■ GIVEN TASK:
Your answer should be a single number: the count of lines that hold the word "matplotlib".

■ COLLECTED DATA:
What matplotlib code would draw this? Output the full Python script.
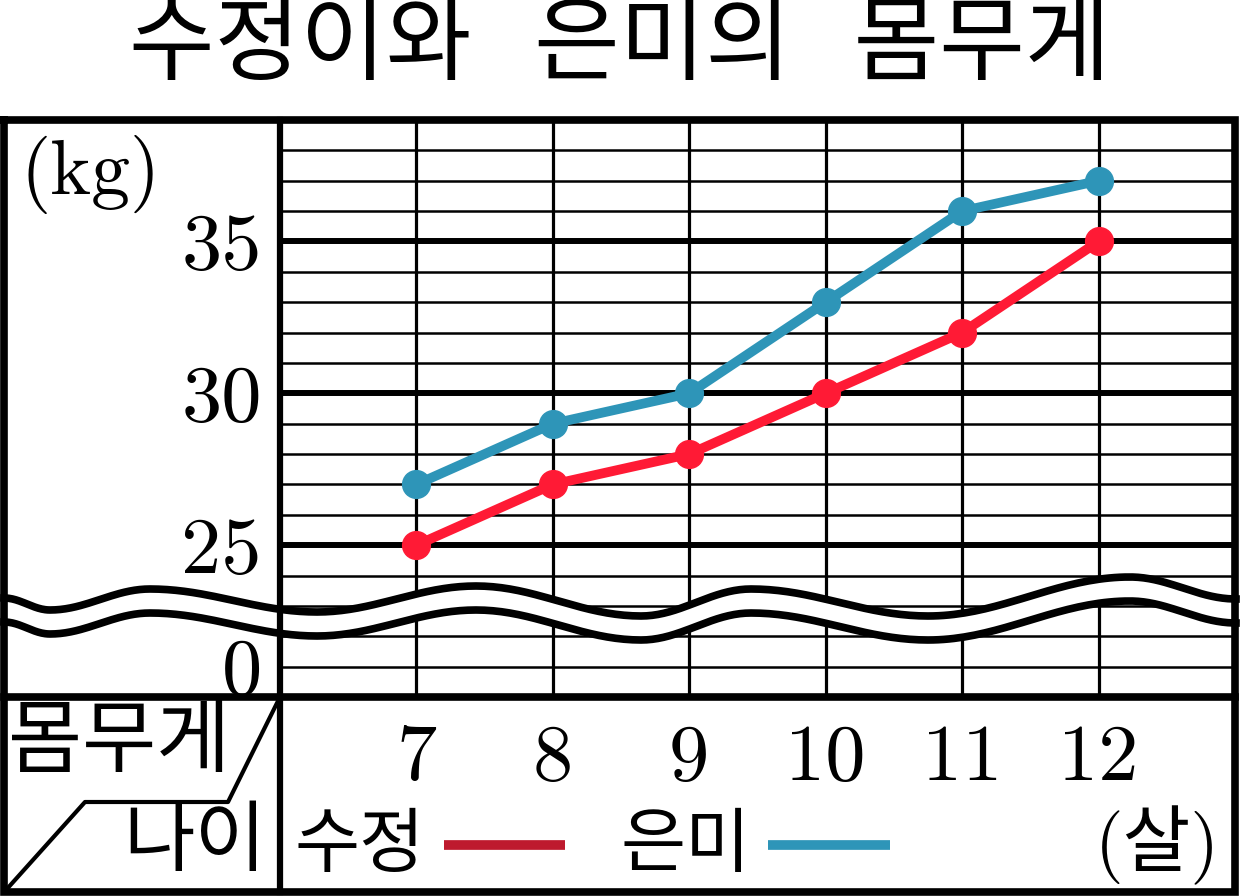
import numpy as np
import matplotlib.pyplot as plt

# data
ages = [7, 8, 9, 10, 11, 12]
sujeong = [25, 27, 28, 30, 32, 35]
eunmi = [27, 29, 30, 33, 36, 37]
# broken axis: the row at 21 stands for 0 kg
y_ticks = [21, 25, 30, 35]
y_labels = ['0', '25', '30', '35']

RED = '#FF1A35'
RED_KEY = '#BE1A2E'
BLUE = '#2E95B8'
KR = 'Noto Sans CJK KR'
NUM = ['cmr10', KR]

W, H = 1241, 896
fig = plt.figure(figsize=(W / 100, H / 100), dpi=100)


def box(x0, y0, x1, y1):
    # pixel box (top-left origin) -> figure fraction
    return [x0 / W, 1 - y1 / H, (x1 - x0) / W, (y1 - y0) / H]


# grid area
ax = fig.add_axes(box(280, 120, 1235, 697))
ax.set_xlim(6, 13)
ax.set_ylim(20, 39)
for y in range(21, 39):
    ax.axhline(y, color='black', lw=4.3 if y % 5 == 0 else 1.8, zorder=1)
for a in ages:
    ax.axvline(a, color='black', lw=2.3, zorder=1)
ax.plot(ages, sujeong, color=RED, lw=7, marker='o', ms=20, zorder=3)
ax.plot(ages, eunmi, color=BLUE, lw=7, marker='o', ms=20, zorder=3)
ax.set_xticks(ages, [str(a) for a in ages])
ax.set_yticks(y_ticks, y_labels)
ax.tick_params(axis='x', length=0, pad=20, labelsize=58)
ax.tick_params(axis='y', length=0, pad=13, labelsize=58)
for lbl in ax.get_xticklabels() + ax.get_yticklabels():
    lbl.set_family(NUM)
for s in ax.spines.values():
    s.set_visible(False)

# frame, break mark and text on top
fg = fig.add_axes([0, 0, 1, 1], zorder=5)
fg.set_xlim(0, W)
fg.set_ylim(H, 0)
fg.axis('off')
fg.patch.set_alpha(0)

# wave (axis break)
wx = [4, 50, 150, 317, 476, 641, 751, 928, 1130, 1236]
wy = [598, 610, 589, 612, 586, 616, 589, 616, 577, 599]
xs, ys = [], []
for i in range(len(wx) - 1):
    t = np.linspace(0, 1, 40)
    xs.extend(wx[i] + (wx[i + 1] - wx[i]) * t)
    ys.extend(wy[i] + (wy[i + 1] - wy[i]) * (1 - np.cos(np.pi * t)) / 2)
xs = np.array(xs)
ys = np.array(ys)
gap = 24
fg.fill_between(xs, ys, ys + gap, color='white', lw=0)
fg.plot(xs, ys, color='black', lw=5.5)
fg.plot(xs, ys + gap, color='black', lw=5.5)

# table lines
fg.plot([4, 1235, 1235, 4, 4], [120, 120, 892, 892, 120], color='black', lw=5.5,
        solid_joinstyle='miter')
fg.plot([280, 280], [120, 892], color='black', lw=4.5)
fg.plot([4, 1235], [697, 697], color='black', lw=5.5)
fg.plot([280, 228, 85, 6], [697, 802, 802, 890], color='black', lw=3)

# text
fg.text(620, 46, '수정이와   은미의   몸무게', ha='center', va='center',
        fontsize=67, family=KR)
fg.text(20, 174, '(kg)', ha='left', va='center', fontsize=56, family=NUM)
fg.text(8, 743, '몸무게', ha='left', va='center', fontsize=58, family=KR)
fg.text(266, 843, '나이', ha='right', va='center', fontsize=56, family=KR)
fg.text(294, 845, '수정', ha='left', va='center', fontsize=51, family=KR)
fg.text(620, 845, '은미', ha='left', va='center', fontsize=51, family=KR)
fg.text(1220, 845, '(살)', ha='right', va='center', fontsize=53, family=NUM)
fg.plot([444, 565], [845, 845], color=RED_KEY, lw=7, solid_capstyle='butt')
fg.plot([768, 890], [845, 845], color=BLUE, lw=7, solid_capstyle='butt')

fig.savefig('out.png', dpi=100)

■ SOLUTION TO THE EXERCISE:
2